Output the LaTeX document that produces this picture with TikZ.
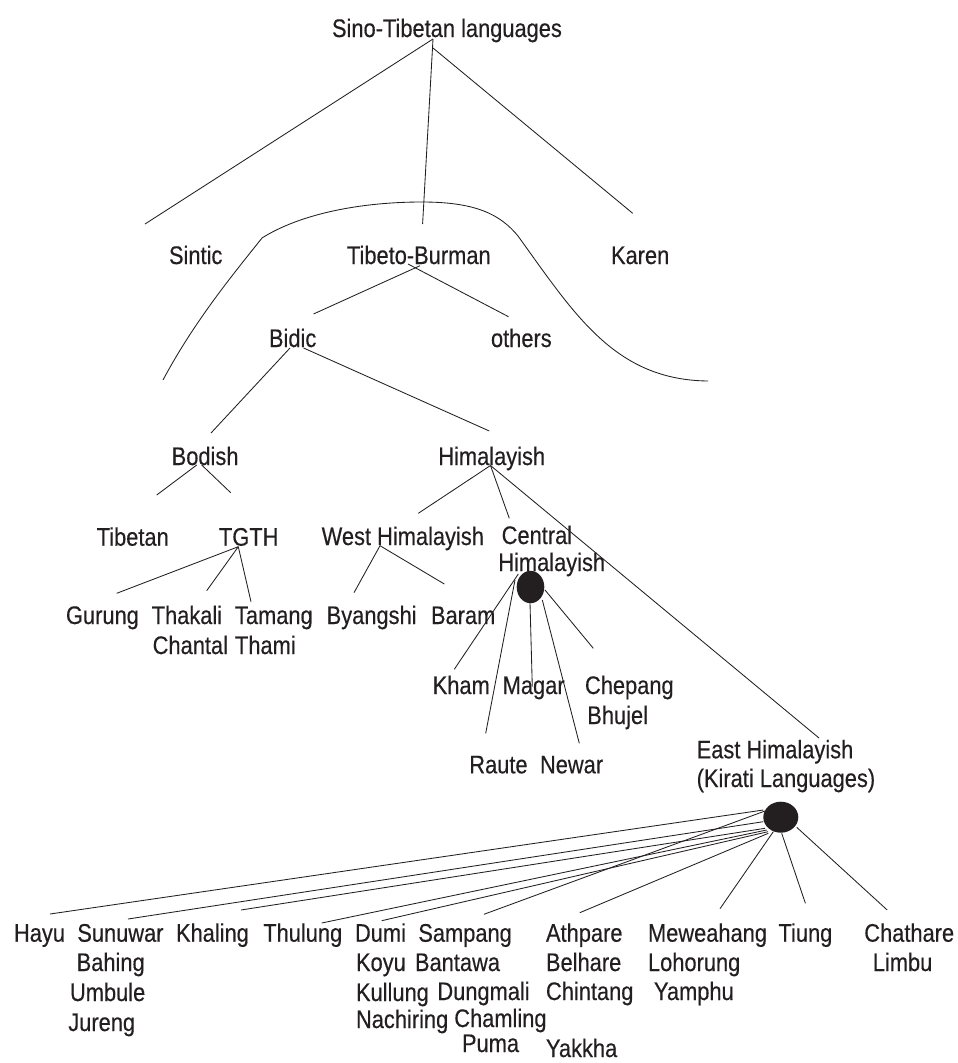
\documentclass[tikz,border=0pt]{standalone}
\usepackage{fontspec}
\setmainfont{Liberation Sans}[FakeStretch=0.86,FakeBold=0.35]
\usetikzlibrary{shapes.geometric}
\definecolor{ink}{HTML}{231F20}
\newcommand\lblfont{\fontsize{25.4}{30}\selectfont}
\begin{document}
\begin{tikzpicture}[x=1pt,y=-1pt,
  lbl/.style={anchor=base west, inner sep=0pt, outer sep=0pt, text=ink, font=\lblfont},
  link/.style={draw=ink, line width=0.85pt},
  hub/.style={ellipse, fill=ink, draw=none, inner sep=0pt}]
\useasboundingbox (0,0) rectangle (958,1063);

% ---------- labels ----------
\node[lbl] (st) at (332,37) {Sino-Tibetan languages};
\node[lbl] (sintic) at (169,264) {Sintic};
\node[lbl] (tb) at (347,264) {Tibeto-Burman};
\node[lbl] (karen) at (611,264) {Karen};
\node[lbl] (bidic) at (269,347) {Bidic};
\node[lbl] (others) at (491,347) {others};
\node[lbl] (bodish) at (171.7,465) {Bodish};
\node[lbl] (himal) at (438.3,465) {Himalayish};
\node[lbl] (tibetan) at (96.7,545.7) {Tibetan};
\node[lbl] (tgth) at (219,545.7) {TGTH};
\node[lbl] (westh) at (321.7,545) {West Himalayish};
\node[lbl] (centralA) at (501.7,544) {Central};
\node[lbl] (centralB) at (498.3,571) {Himalayish};
\node[lbl] (gurung) at (66,624) {Gurung};
\node[lbl] (thakali) at (151.7,624) {Thakali};
\node[lbl] (tamang) at (235,624) {Tamang};
\node[lbl] (byangshi) at (326.7,624) {Byangshi};
\node[lbl] (baram) at (431,624) {Baram};
\node[lbl] (chantal) at (152.7,654) {Chantal};
\node[lbl] (thami) at (235,654) {Thami};
\node[lbl] (kham) at (432.7,694) {Kham};
\node[lbl] (magar) at (502.7,694) {Magar};
\node[lbl] (chepang) at (585,694) {Chepang};
\node[lbl] (bhujel) at (587.3,724) {Bhujel};
\node[lbl] (raute) at (469.3,773.3) {Raute};
\node[lbl] (newar) at (540,773.3) {Newar};
\node[lbl] (eastA) at (696.7,758.3) {East Himalayish};
\node[lbl] (eastB) at (696.7,787) {(Kirati Languages)};

% Kirati languages, first row
\node[lbl] (hayu) at (14,941.7) {Hayu};
\node[lbl] (sunuwar) at (77.3,941.7) {Sunuwar};
\node[lbl] (khaling) at (176,941.7) {Khaling};
\node[lbl] (thulung) at (263.3,941.7) {Thulung};
\node[lbl] (dumi) at (355,941.7) {Dumi};
\node[lbl] (sampang) at (418.3,941.7) {Sampang};
\node[lbl] (athpare) at (546,941.7) {Athpare};
\node[lbl] (meweahang) at (648,941.7) {Meweahang};
\node[lbl] (tiung) at (778.5,941.7) {Tiung};
\node[lbl] (chathare) at (864.3,941.7) {Chathare};
% further rows
\node[lbl] (bahing) at (76.7,971) {Bahing};
\node[lbl] (koyu) at (356,971) {Koyu};
\node[lbl] (bantawa) at (415,971) {Bantawa};
\node[lbl] (belhare) at (546,971) {Belhare};
\node[lbl] (lohorung) at (648,971) {Lohorung};
\node[lbl] (limbu) at (872.8,971) {Limbu};
\node[lbl] (umbule) at (70,1001) {Umbule};
\node[lbl] (kullung) at (356,1001) {Kullung};
\node[lbl] (dungmali) at (437.4,1000) {Dungmali};
\node[lbl] (chintang) at (546,1000) {Chintang};
\node[lbl] (yamphu) at (654,1000) {Yamphu};
\node[lbl] (jureng) at (68.3,1031) {Jureng};
\node[lbl] (nachiring) at (356,1028) {Nachiring};
\node[lbl] (chamling) at (454.3,1027) {Chamling};
\node[lbl] (puma) at (462,1052) {Puma};
\node[lbl] (yakkha) at (546,1057) {Yakkha};

% ---------- hubs ----------
\node[hub, minimum width=27.6pt, minimum height=32.4pt] (chub) at (530.5,587) {};
\node[hub, minimum width=35pt, minimum height=31pt] (ehub) at (780.8,817.2) {};

% ---------- attachment points ----------
\coordinate (st-a) at (433,39);
\coordinate (st-b) at (433,48);
\coordinate (sintic-t) at (145,224);
\coordinate (tb-t) at (422.6,224);
\coordinate (karen-t) at (632.7,213.3);
\coordinate (tb-b1) at (420,265.7);
\coordinate (tb-b2) at (408,264);
\coordinate (bidic-t) at (313.5,314);
\coordinate (others-t) at (508.5,316.7);
\coordinate (bidic-b1) at (290,348);
\coordinate (bidic-b2) at (303.6,348);
\coordinate (bodish-t) at (211,433);
\coordinate (himal-t) at (489.3,431);
\coordinate (bodish-b1) at (196.7,465);
\coordinate (bodish-b2) at (201.7,465);
\coordinate (tibetan-t) at (156.7,495);
\coordinate (tgth-t) at (230.7,492.7);
\coordinate (tgth-b) at (238.3,546.7);
\coordinate (gurung-t) at (116.7,593.3);
\coordinate (thakali-t) at (206.7,590.7);
\coordinate (tamang-t) at (251,601.7);
\coordinate (himal-b) at (490.5,465.5);
\coordinate (westh-t) at (418.3,513.3);
\coordinate (central-t) at (509.3,518.3);
\coordinate (east-t) at (819,738);
\coordinate (westh-b) at (380,545.7);
\coordinate (byangshi-t) at (354,592.7);
\coordinate (baram-t) at (444.3,584);
% central hub spokes
\coordinate (kham-t) at (454.3,669.3);
\coordinate (raute-t) at (485.7,733.3);
\coordinate (magar-t) at (532.3,686.7);
\coordinate (newar-t) at (579.3,743.3);
\coordinate (chepang-t) at (593.3,648.3);
% east hub spokes
\coordinate (hayu-t) at (50,914);
\coordinate (sunuwar-t) at (128,919);
\coordinate (khaling-t) at (241,910);
\coordinate (thulung-t) at (321.7,923);
\coordinate (dumi-t) at (381.7,920.7);
\coordinate (sampang-t) at (483.9,914.3);
\coordinate (athpare-t) at (579.8,912.7);
\coordinate (meweahang-t) at (720,908.7);
\coordinate (tiung-t) at (805.4,903.3);
\coordinate (chathare-t) at (887.2,910);

% ---------- connectors ----------
\draw[link] (st-a) -- (sintic-t);
\draw[link] (st-a) -- (tb-t);
\draw[link] (st-b) -- (karen-t);
\draw[link] (tb-b1) -- (bidic-t);
\draw[link] (tb-b2) -- (others-t);
\draw[link] (bidic-b1) -- (bodish-t);
\draw[link] (bidic-b2) -- (himal-t);
\draw[link] (bodish-b1) -- (tibetan-t);
\draw[link] (bodish-b2) -- (tgth-t);
\draw[link] (tgth-b) -- (gurung-t);
\draw[link] (tgth-b) -- (thakali-t);
\draw[link] (tgth-b) -- (tamang-t);
\draw[link] (himal-b) -- (westh-t);
\draw[link] (himal-b) -- (central-t);
\draw[link] (himal-b) -- (east-t);
\draw[link] (westh-b) -- (byangshi-t);
\draw[link] (westh-b) -- (baram-t);

\draw[link] (518.3,574) -- (kham-t);
\draw[link] (515,580) -- (raute-t);
\draw[link] (530,602.7) -- (magar-t);
\draw[link] (542.3,600) -- (newar-t);
\draw[link] (545,590) -- (chepang-t);

\draw[link] (763.3,810) -- (hayu-t);
\draw[link] (763.3,821.7) -- (sunuwar-t);
\draw[link] (765,828.3) -- (khaling-t);
\draw[link] (766.7,830) -- (thulung-t);
\draw[link] (768,831.7) -- (dumi-t);
\draw[link] (765,811) -- (sampang-t);
\draw[link] (768.3,833.3) -- (athpare-t);
\draw[link] (773.3,831.7) -- (meweahang-t);
\draw[link] (781.7,833.3) -- (tiung-t);
\draw[link] (796.7,827.3) -- (chathare-t);

% ---------- Tibeto-Burman enclosure ----------
\draw[link] (163,380) .. controls (195,320) and (235,272) .. (262,238)
  .. controls (300,214) and (360,202) .. (422,202)
  .. controls (475,202) and (500,214) .. (518,236)
  .. controls (575,315) and (615,380) .. (708,381);
\end{tikzpicture}
\end{document}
---
• **Task**: Restate, line by line and word for word, everything from the top of the material through the line that contains "(eastB) at (696.7,787)". Leave pictures out.

• **Exercise result**:
Output the LaTeX document that produces this picture with TikZ.
\documentclass[tikz,border=0pt]{standalone}
\usepackage{fontspec}
\setmainfont{Liberation Sans}[FakeStretch=0.86,FakeBold=0.35]
\usetikzlibrary{shapes.geometric}
\definecolor{ink}{HTML}{231F20}
\newcommand\lblfont{\fontsize{25.4}{30}\selectfont}
\begin{document}
\begin{tikzpicture}[x=1pt,y=-1pt,
  lbl/.style={anchor=base west, inner sep=0pt, outer sep=0pt, text=ink, font=\lblfont},
  link/.style={draw=ink, line width=0.85pt},
  hub/.style={ellipse, fill=ink, draw=none, inner sep=0pt}]
\useasboundingbox (0,0) rectangle (958,1063);

% ---------- labels ----------
\node[lbl] (st) at (332,37) {Sino-Tibetan languages};
\node[lbl] (sintic) at (169,264) {Sintic};
\node[lbl] (tb) at (347,264) {Tibeto-Burman};
\node[lbl] (karen) at (611,264) {Karen};
\node[lbl] (bidic) at (269,347) {Bidic};
\node[lbl] (others) at (491,347) {others};
\node[lbl] (bodish) at (171.7,465) {Bodish};
\node[lbl] (himal) at (438.3,465) {Himalayish};
\node[lbl] (tibetan) at (96.7,545.7) {Tibetan};
\node[lbl] (tgth) at (219,545.7) {TGTH};
\node[lbl] (westh) at (321.7,545) {West Himalayish};
\node[lbl] (centralA) at (501.7,544) {Central};
\node[lbl] (centralB) at (498.3,571) {Himalayish};
\node[lbl] (gurung) at (66,624) {Gurung};
\node[lbl] (thakali) at (151.7,624) {Thakali};
\node[lbl] (tamang) at (235,624) {Tamang};
\node[lbl] (byangshi) at (326.7,624) {Byangshi};
\node[lbl] (baram) at (431,624) {Baram};
\node[lbl] (chantal) at (152.7,654) {Chantal};
\node[lbl] (thami) at (235,654) {Thami};
\node[lbl] (kham) at (432.7,694) {Kham};
\node[lbl] (magar) at (502.7,694) {Magar};
\node[lbl] (chepang) at (585,694) {Chepang};
\node[lbl] (bhujel) at (587.3,724) {Bhujel};
\node[lbl] (raute) at (469.3,773.3) {Raute};
\node[lbl] (newar) at (540,773.3) {Newar};
\node[lbl] (eastA) at (696.7,758.3) {East Himalayish};
\node[lbl] (eastB) at (696.7,787) {(Kirati Languages)};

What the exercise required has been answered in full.